States, layers and variables: What, when and why?
When developing in Articulate Storyline 360, States, Layers and Variables are a developers dream. Although, if you’re not familiar with Storyline 360, it can be hard to understand the difference between the three; when you’d use each and why you’d use them. So this blog is going to clear up the answer to exactly that.
Change appearances with states
Articulate describe states as:“States let you change the appearance of an object based on learners’ actions. For example, you might enlarge a button when learners hover over it or add a glow effect when they click it.”
So why, and when, would you use a state in Storyline 360?
States add extra depth to your eLearning courses. They provide visual stimulus and keep your learners engaged. There are three types of states; object, drag-and-drop and character expressions.
- As object states allow you to change the appearance of a specific object, they’re frequently used to show an action of some kind. For example, buttons come with built-in object states, such as ‘hover’ or ‘selected’. This provides your learner with a visual cue when they interact with your course.
- If you’re using a drag-and-drop interaction in your course, you have three more built-in states. In the same way as object states, they provide a visual indication to your learner about their actions.
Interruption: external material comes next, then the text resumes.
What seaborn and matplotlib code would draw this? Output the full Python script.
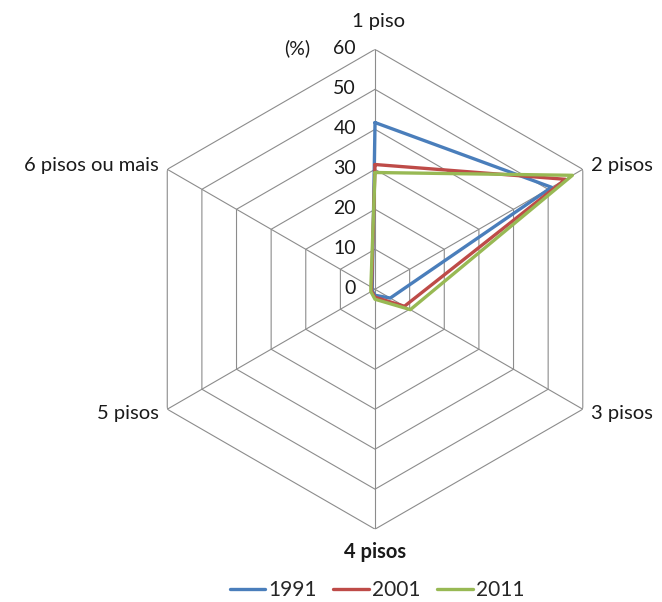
import numpy as np
import pandas as pd
import matplotlib
matplotlib.use("Agg")
import matplotlib.pyplot as plt
import seaborn as sns

# ── Data ──────────────────────────────────────────────────────────────────────
categorias = ["1 piso", "2 pisos", "3 pisos", "4 pisos", "5 pisos", "6 pisos ou mais"]
anos = ["1991", "2001", "2011"]
v1991 = [41.7, 51.0, 4.4, 1.5, 0.8, 0.8]
v2001 = [31.2, 55.0, 8.5, 2.0, 1.0, 1.0]
v2011 = [29.2, 57.0, 10.2, 2.5, 1.2, 1.2]
niveis = [0, 10, 20, 30, 40, 50, 60]

CORES = {"1991": "#4a7ebb", "2001": "#be4b48", "2011": "#98b954"}
GRID = "#8c8c8c"
TXT = "#1a1a1a"

sns.set_style("white")
plt.rcParams["font.family"] = ["Lato", "DejaVu Sans"]

n = len(categorias)
ang = np.linspace(0, 2 * np.pi, n, endpoint=False)
ang_fech = np.append(ang, ang[0])

linhas = []
for ano, vals in zip(anos, [v1991, v2001, v2011]):
    vv = list(vals) + [vals[0]]
    for i, (t, v) in enumerate(zip(ang_fech, vv)):
        linhas.append({"ano": ano, "ordem": i, "theta": t, "valor": v})
df = pd.DataFrame(linhas)

# ── Figure ────────────────────────────────────────────────────────────────────
fig = plt.figure(figsize=(6.62, 6.02), dpi=100, facecolor="white")
ax = fig.add_axes([0.204, 0.121, 0.725, 0.797], projection="polar")
ax.set_theta_zero_location("N")
ax.set_theta_direction(-1)
ax.set_ylim(0, 60)
ax.grid(False)
ax.spines["polar"].set_visible(False)
ax.set_xticks([])
ax.set_yticks([])
ax.set_facecolor("none")

# hexagonal grid + spokes
for r in niveis[1:]:
    ax.plot(ang_fech, [r] * len(ang_fech), color=GRID, lw=0.8, zorder=1)
for t in ang:
    ax.plot([t, t], [0, 60], color=GRID, lw=0.8, zorder=1)

sns.lineplot(data=df, x="theta", y="valor", hue="ano", palette=CORES,
             estimator=None, sort=False, units="ano", lw=2.4, ax=ax,
             legend=False, zorder=3)
ax.set_xlabel("")
ax.set_ylabel("")

# axis labels (figure pixel coords)
W, H = 662, 602
def ftxt(x, y, s, ha, size=14.5, **kw):
    fig.text(x / W, 1 - y / H, s, ha=ha, va="center", fontsize=size, color=TXT, **kw)

ftxt(378, 22, "1 piso", "center")
ftxt(591, 165, "2 pisos", "left")
ftxt(591, 413, "3 pisos", "left")
ftxt(375, 552, "4 pisos", "center", fontweight="bold")
ftxt(159, 413, "5 pisos", "right")
ftxt(159, 165, "6 pisos ou mais", "right")

# radial tick labels
for r in niveis:
    ftxt(356, 289 - r * 4, str(r), "right", size=14)
ftxt(297, 48, "(%)", "center", size=14)

# legend
handles = [plt.Line2D([0], [0], color=CORES[a], lw=2.4) for a in anos]
fig.legend(handles, anos, loc="center", bbox_to_anchor=(377 / W, 1 - 590 / H),
           ncol=3, frameon=False, fontsize=15, handlelength=1.7,
           handletextpad=0.15, columnspacing=0.8)

fig.savefig("out.png", dpi=100, facecolor="white")
plt.close(fig)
However, drag and drop states show your learner whether their action was right or wrong; with incorrect and correct states.
- Finally, character expressions can be a sure-fire way to bring your eLearning to life. Storyline 360’s built-in, illustrated characters have an array of expression states. You can give your character any expression, from confused to surprised – adding a depth to your eLearning course.
Show or hide content with layers
Layers allow you to show or hide content within one Storyline 360 slide. You’ll often find that slides have several layers, each showing different content. You can then prompt those layer to appear, or hide, with objects and triggers.
But why would you use layers in Storyline 360?
The most common example of layers the classic Tabbed Interaction:
In this example, you simply add the content from each tab onto a new layer. After you have your layers set up, you just need to add triggers to show the layer when the learner clicks on the relevant tab.
Remember information with variables
Variables remember information from a previous slide. For example, if a learner inputs their name on the first slide, you’d use a variable to recall their name throughout the course.
There are three types of variables in Storyline 360; Text, Number and True/False variables.
So, why would you use variables in Storyline 360?
As we’ve already mentioned, text variables are for recalling text based entries from a previous slide. For example, your learner’s name, or profession. (Fun fact, text variables can hold up to 32,767 characters!)
On the other hand, number variables do not necessarily recall entries. Number variables hold numeric values. For example, they can track the number of times an event has occurred, or perform mathematical calculations.
Finally, true/false variables are a fantastic tool for controlling learner progression. For example, you may not want a learner to be able to move on to the next slide until they’ve visited all objects on a slide.
(You can learn more about variables in our blog, here.)
So there you have it, a brief summary of states, layers and variables in Storyline 360. Hopefully this blog has cleared up any grey areas and will help you create interactive and engaging eLearning in the future.